Chiwetel Ejiofor plays Solomon Northrup – a free black musician who lives a middle-class life with his family in Saratoga, NY. One day he is tricked into going to Washington D.C. where he is kidnapped into the slave trade, and sent to work on a plantation in Louisiana. He is now a person who has lost his identity, his name, and the freedom to live the life he had chosen for himself.  A slave is denied access to any internal growth, be it cultural or educational – a slave is only considered a work animal - and 12 YEARS A SLAVE makes that chillingly clear. The life of a slave is one of savage beatings that are administered daily throughout the film.  From being regarded with dignity and compassion, Solomon is now part of America’s execrable relationship with its black population, and is treated like a beast of burden. At the same time, we are made privy to Solomon’s  “exceptional-ism” which is evident throughout the film.
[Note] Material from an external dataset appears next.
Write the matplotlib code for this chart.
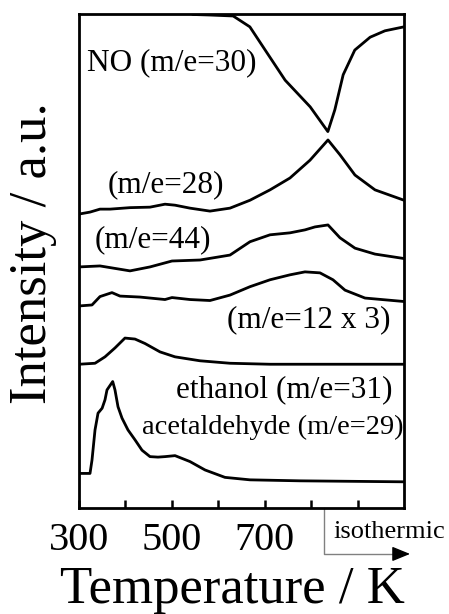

He can read and write, has engineering skills, and is a fine musician, but his true persona must be hidden to be able to survive.

Sadly, I felt that Chiwetel Ejiofor’s performance, his facial expressions, the slump of his body missed a beat, and did not succeed in conveying the breadth of intrinsic wrestling that a man whose life had been stolen from him must be undergoing; this detachment left me emotionally confused and unmoved.

Many films have been made chronicling heinous chapters in the history of humanity, but for a film to be distinguished from all the others, the images and content must be transmuted in such a way that we, the viewers, leave the theater unsettled, our minds and hearts having been pierced, and our certainties put into question.  That is what makes a good movie powerful; one that does not give in to the calculable, sentimental or the gratuitousness of violence. Like any art form - a major film moves us and does not numb us. We gain fresh insights and this adaptation might have skirted excellence but did not attain it.



 A footnote: I could not help comparing 12 YEARS A SLAVE with DJANGO UNCHAINED – a movie which gave us an un-expurgated barbarous vision of overweening racism, the slaves and the plantation slave owners as well as a look into the hierarchy of slave society and their roles vis-a-vis their Masters. Employing the bitterly ironic humor, theatrical violence and over-the-top Tarantino style, the dialogue is often humorous and campy but deadly serious. I felt and still do that DJANGO was the most incisive denunciation of slavery I had ever seen in a movie. I have not changed my mind.